→ Work instructions: Set the listing down again exactly, please, apart from its pictures.
--- --- ---
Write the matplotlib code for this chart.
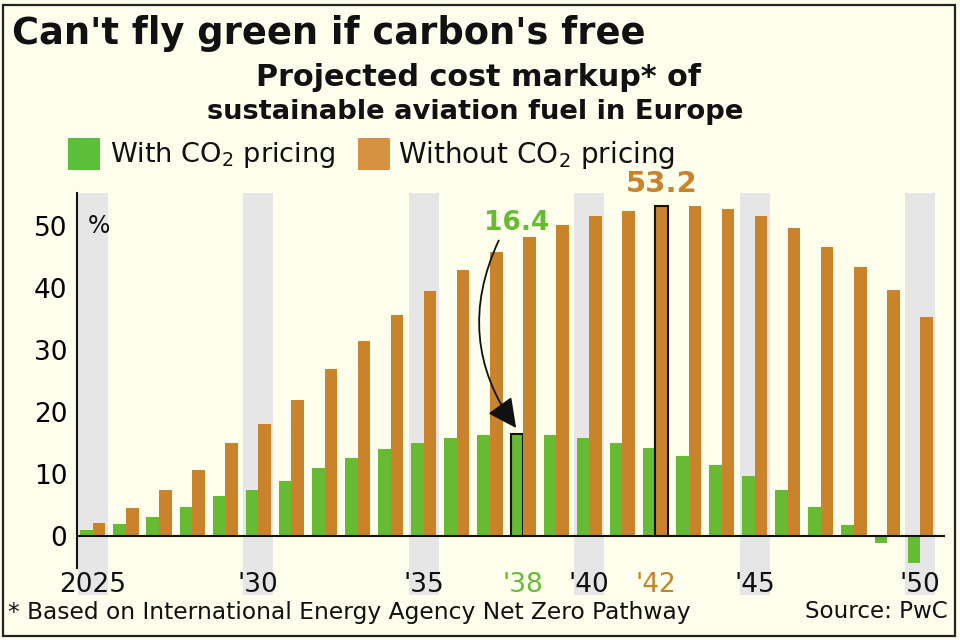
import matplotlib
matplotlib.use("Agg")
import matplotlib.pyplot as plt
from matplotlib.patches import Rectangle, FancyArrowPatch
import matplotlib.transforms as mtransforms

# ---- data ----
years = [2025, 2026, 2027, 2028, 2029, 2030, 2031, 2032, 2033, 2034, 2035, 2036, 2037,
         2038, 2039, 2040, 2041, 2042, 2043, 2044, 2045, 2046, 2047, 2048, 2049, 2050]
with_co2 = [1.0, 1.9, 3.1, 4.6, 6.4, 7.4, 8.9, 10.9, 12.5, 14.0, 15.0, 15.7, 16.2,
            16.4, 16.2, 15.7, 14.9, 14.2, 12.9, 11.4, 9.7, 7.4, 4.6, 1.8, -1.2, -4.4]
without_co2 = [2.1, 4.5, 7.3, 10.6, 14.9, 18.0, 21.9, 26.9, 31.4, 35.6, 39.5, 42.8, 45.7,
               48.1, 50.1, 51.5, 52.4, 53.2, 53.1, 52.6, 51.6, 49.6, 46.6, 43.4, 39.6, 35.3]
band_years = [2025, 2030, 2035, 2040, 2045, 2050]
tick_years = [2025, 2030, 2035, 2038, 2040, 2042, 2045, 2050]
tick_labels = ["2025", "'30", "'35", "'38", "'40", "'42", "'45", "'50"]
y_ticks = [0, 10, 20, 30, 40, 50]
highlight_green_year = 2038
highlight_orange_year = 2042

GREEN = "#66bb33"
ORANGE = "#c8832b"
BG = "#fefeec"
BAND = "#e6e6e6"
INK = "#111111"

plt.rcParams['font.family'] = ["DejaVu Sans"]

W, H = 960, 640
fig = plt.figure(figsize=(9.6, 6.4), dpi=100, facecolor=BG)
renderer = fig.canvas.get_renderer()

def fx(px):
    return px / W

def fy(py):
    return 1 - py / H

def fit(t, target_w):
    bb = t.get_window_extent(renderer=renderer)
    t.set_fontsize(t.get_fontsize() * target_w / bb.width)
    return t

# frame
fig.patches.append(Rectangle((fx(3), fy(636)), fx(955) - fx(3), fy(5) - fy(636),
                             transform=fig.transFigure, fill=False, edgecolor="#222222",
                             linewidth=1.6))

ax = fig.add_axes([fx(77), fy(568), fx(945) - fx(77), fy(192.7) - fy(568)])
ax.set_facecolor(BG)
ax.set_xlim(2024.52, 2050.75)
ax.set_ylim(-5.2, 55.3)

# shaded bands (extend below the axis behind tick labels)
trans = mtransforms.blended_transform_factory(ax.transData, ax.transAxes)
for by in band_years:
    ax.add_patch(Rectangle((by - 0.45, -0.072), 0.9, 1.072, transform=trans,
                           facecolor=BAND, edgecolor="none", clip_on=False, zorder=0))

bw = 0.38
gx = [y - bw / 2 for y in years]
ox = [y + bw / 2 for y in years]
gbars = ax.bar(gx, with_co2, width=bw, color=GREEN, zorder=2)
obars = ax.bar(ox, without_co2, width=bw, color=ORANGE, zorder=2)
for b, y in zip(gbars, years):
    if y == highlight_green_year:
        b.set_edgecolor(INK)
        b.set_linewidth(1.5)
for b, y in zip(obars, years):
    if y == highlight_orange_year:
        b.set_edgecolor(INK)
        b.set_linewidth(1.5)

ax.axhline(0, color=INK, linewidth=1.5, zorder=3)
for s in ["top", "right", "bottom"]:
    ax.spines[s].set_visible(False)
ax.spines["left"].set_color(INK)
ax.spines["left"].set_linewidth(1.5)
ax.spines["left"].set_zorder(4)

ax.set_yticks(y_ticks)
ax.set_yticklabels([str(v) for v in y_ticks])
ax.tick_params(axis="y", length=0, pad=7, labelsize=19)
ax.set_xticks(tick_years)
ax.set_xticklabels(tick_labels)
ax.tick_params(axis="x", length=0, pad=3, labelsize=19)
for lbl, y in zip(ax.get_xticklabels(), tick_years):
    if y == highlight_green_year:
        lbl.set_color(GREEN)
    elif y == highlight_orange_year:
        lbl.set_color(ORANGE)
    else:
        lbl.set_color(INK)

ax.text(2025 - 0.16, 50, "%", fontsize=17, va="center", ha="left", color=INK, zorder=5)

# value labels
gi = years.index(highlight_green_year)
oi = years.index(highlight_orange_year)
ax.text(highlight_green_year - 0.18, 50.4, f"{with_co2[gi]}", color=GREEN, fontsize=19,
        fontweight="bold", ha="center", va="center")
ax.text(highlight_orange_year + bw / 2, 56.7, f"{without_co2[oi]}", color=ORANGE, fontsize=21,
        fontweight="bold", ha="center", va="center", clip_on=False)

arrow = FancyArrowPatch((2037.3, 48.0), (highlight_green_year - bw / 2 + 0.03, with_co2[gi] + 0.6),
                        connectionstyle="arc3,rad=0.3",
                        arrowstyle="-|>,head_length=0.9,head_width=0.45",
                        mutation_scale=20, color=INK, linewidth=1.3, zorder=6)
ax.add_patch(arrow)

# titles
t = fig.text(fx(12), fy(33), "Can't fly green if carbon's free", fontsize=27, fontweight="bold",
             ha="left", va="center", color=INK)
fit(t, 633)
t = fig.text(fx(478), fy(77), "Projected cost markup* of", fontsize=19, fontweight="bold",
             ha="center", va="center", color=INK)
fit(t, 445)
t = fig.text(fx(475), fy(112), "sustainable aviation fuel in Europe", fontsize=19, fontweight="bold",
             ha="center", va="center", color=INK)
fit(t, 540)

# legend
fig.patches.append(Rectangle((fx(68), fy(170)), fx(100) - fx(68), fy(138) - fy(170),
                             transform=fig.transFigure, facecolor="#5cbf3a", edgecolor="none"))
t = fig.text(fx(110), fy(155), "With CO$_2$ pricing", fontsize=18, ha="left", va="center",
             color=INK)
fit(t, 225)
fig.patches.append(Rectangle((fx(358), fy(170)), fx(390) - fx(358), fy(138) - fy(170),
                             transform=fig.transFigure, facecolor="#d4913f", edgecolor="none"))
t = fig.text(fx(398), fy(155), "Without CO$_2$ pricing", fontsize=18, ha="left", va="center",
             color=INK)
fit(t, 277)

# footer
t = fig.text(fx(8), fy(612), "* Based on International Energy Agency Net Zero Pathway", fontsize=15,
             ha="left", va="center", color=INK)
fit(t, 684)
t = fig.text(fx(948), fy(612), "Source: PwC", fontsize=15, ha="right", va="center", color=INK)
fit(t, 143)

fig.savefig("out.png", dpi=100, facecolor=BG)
--- --- ---
→ Exercise result:
Write the matplotlib code for this chart.
import matplotlib
matplotlib.use("Agg")
import matplotlib.pyplot as plt
from matplotlib.patches import Rectangle, FancyArrowPatch
import matplotlib.transforms as mtransforms

# ---- data ----
years = [2025, 2026, 2027, 2028, 2029, 2030, 2031, 2032, 2033, 2034, 2035, 2036, 2037,
         2038, 2039, 2040, 2041, 2042, 2043, 2044, 2045, 2046, 2047, 2048, 2049, 2050]
with_co2 = [1.0, 1.9, 3.1, 4.6, 6.4, 7.4, 8.9, 10.9, 12.5, 14.0, 15.0, 15.7, 16.2,
            16.4, 16.2, 15.7, 14.9, 14.2, 12.9, 11.4, 9.7, 7.4, 4.6, 1.8, -1.2, -4.4]
without_co2 = [2.1, 4.5, 7.3, 10.6, 14.9, 18.0, 21.9, 26.9, 31.4, 35.6, 39.5, 42.8, 45.7,
               48.1, 50.1, 51.5, 52.4, 53.2, 53.1, 52.6, 51.6, 49.6, 46.6, 43.4, 39.6, 35.3]
band_years = [2025, 2030, 2035, 2040, 2045, 2050]
tick_years = [2025, 2030, 2035, 2038, 2040, 2042, 2045, 2050]
tick_labels = ["2025", "'30", "'35", "'38", "'40", "'42", "'45", "'50"]
y_ticks = [0, 10, 20, 30, 40, 50]
highlight_green_year = 2038
highlight_orange_year = 2042

GREEN = "#66bb33"
ORANGE = "#c8832b"
BG = "#fefeec"
BAND = "#e6e6e6"
INK = "#111111"

plt.rcParams['font.family'] = ["DejaVu Sans"]

W, H = 960, 640
fig = plt.figure(figsize=(9.6, 6.4), dpi=100, facecolor=BG)
renderer = fig.canvas.get_renderer()

def fx(px):
    return px / W

def fy(py):
    return 1 - py / H

def fit(t, target_w):
    bb = t.get_window_extent(renderer=renderer)
    t.set_fontsize(t.get_fontsize() * target_w / bb.width)
    return t

# frame
fig.patches.append(Rectangle((fx(3), fy(636)), fx(955) - fx(3), fy(5) - fy(636),
                             transform=fig.transFigure, fill=False, edgecolor="#222222",
                             linewidth=1.6))

ax = fig.add_axes([fx(77), fy(568), fx(945) - fx(77), fy(192.7) - fy(568)])
ax.set_facecolor(BG)
ax.set_xlim(2024.52, 2050.75)
ax.set_ylim(-5.2, 55.3)

# shaded bands (extend below the axis behind tick labels)
trans = mtransforms.blended_transform_factory(ax.transData, ax.transAxes)
for by in band_years:
    ax.add_patch(Rectangle((by - 0.45, -0.072), 0.9, 1.072, transform=trans,
                           facecolor=BAND, edgecolor="none", clip_on=False, zorder=0))

bw = 0.38
gx = [y - bw / 2 for y in years]
ox = [y + bw / 2 for y in years]
gbars = ax.bar(gx, with_co2, width=bw, color=GREEN, zorder=2)
obars = ax.bar(ox, without_co2, width=bw, color=ORANGE, zorder=2)
for b, y in zip(gbars, years):
    if y == highlight_green_year:
        b.set_edgecolor(INK)
        b.set_linewidth(1.5)
for b, y in zip(obars, years):
    if y == highlight_orange_year:
        b.set_edgecolor(INK)
        b.set_linewidth(1.5)

ax.axhline(0, color=INK, linewidth=1.5, zorder=3)
for s in ["top", "right", "bottom"]:
    ax.spines[s].set_visible(False)
ax.spines["left"].set_color(INK)
ax.spines["left"].set_linewidth(1.5)
ax.spines["left"].set_zorder(4)

ax.set_yticks(y_ticks)
ax.set_yticklabels([str(v) for v in y_ticks])
ax.tick_params(axis="y", length=0, pad=7, labelsize=19)
ax.set_xticks(tick_years)
ax.set_xticklabels(tick_labels)
ax.tick_params(axis="x", length=0, pad=3, labelsize=19)
for lbl, y in zip(ax.get_xticklabels(), tick_years):
    if y == highlight_green_year:
        lbl.set_color(GREEN)
    elif y == highlight_orange_year:
        lbl.set_color(ORANGE)
    else:
        lbl.set_color(INK)

ax.text(2025 - 0.16, 50, "%", fontsize=17, va="center", ha="left", color=INK, zorder=5)

# value labels
gi = years.index(highlight_green_year)
oi = years.index(highlight_orange_year)
ax.text(highlight_green_year - 0.18, 50.4, f"{with_co2[gi]}", color=GREEN, fontsize=19,
        fontweight="bold", ha="center", va="center")
ax.text(highlight_orange_year + bw / 2, 56.7, f"{without_co2[oi]}", color=ORANGE, fontsize=21,
        fontweight="bold", ha="center", va="center", clip_on=False)

arrow = FancyArrowPatch((2037.3, 48.0), (highlight_green_year - bw / 2 + 0.03, with_co2[gi] + 0.6),
                        connectionstyle="arc3,rad=0.3",
                        arrowstyle="-|>,head_length=0.9,head_width=0.45",
                        mutation_scale=20, color=INK, linewidth=1.3, zorder=6)
ax.add_patch(arrow)

# titles
t = fig.text(fx(12), fy(33), "Can't fly green if carbon's free", fontsize=27, fontweight="bold",
             ha="left", va="center", color=INK)
fit(t, 633)
t = fig.text(fx(478), fy(77), "Projected cost markup* of", fontsize=19, fontweight="bold",
             ha="center", va="center", color=INK)
fit(t, 445)
t = fig.text(fx(475), fy(112), "sustainable aviation fuel in Europe", fontsize=19, fontweight="bold",
             ha="center", va="center", color=INK)
fit(t, 540)

# legend
fig.patches.append(Rectangle((fx(68), fy(170)), fx(100) - fx(68), fy(138) - fy(170),
                             transform=fig.transFigure, facecolor="#5cbf3a", edgecolor="none"))
t = fig.text(fx(110), fy(155), "With CO$_2$ pricing", fontsize=18, ha="left", va="center",
             color=INK)
fit(t, 225)
fig.patches.append(Rectangle((fx(358), fy(170)), fx(390) - fx(358), fy(138) - fy(170),
                             transform=fig.transFigure, facecolor="#d4913f", edgecolor="none"))
t = fig.text(fx(398), fy(155), "Without CO$_2$ pricing", fontsize=18, ha="left", va="center",
             color=INK)
fit(t, 277)

# footer
t = fig.text(fx(8), fy(612), "* Based on International Energy Agency Net Zero Pathway", fontsize=15,
             ha="left", va="center", color=INK)
fit(t, 684)
t = fig.text(fx(948), fy(612), "Source: PwC", fontsize=15, ha="right", va="center", color=INK)
fit(t, 143)

fig.savefig("out.png", dpi=100, facecolor=BG)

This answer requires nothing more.